The armed conflict in Cabo Delgado, northern Mozambique, worsens. The United Nations warns in the latest situation report, which takes stock of the first half of the year and warns of critical underfunding.
“The conflict continued to escalate in the first half of 2021, driving widespread displacement and a rapidly developing humanitarian crisis,” the United Nations Office for the Coordination of Humanitarian Affairs (OCHA) warns in a summary published on Tuesday.
The number of people internally displaced by the violence “has increased from 172,000 in April 2020 to more than 732,000 people by the end of April 2021” – a third of whom have had to flee where they were more than once.

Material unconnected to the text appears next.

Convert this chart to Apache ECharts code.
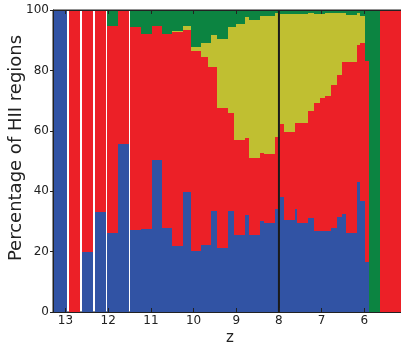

Following the attack on Palma on 24 March, and “after clashes across the district”, the total number of displaced people from that area alone amounts to 68,000 people.
Fleeing people heard by Lusa and other testimonies released by the United Nations High Commissioner for Refugees (UNHCR) report that the situation in Palma remains unstable, with shootings and houses set on fire.
In the rest of the region, hunger is the main consequence in the day-to-day lives of families.
“More than 900,000 people are under severe food insecurity, and host communities are also in urgent need of shelter, protection and other services,” the document reads.
Malaria cases were well above usual levels in 2020, it adds.
“A severe lack of funding is hampering the humanitarian response,” the UN warns.
UN agencies in Mozambique “have received only US$22.3 million (€18 million), about 9% of the US$254 million (€209 million) needed to provide assistance, protection and save lives to 1.1 million people in Cabo Delgado, Niassa and Nampula,” it concludes.
Armed groups have been terrorising the province since 2017, with some attacks claimed by the ‘jihadist’ group Islamic State.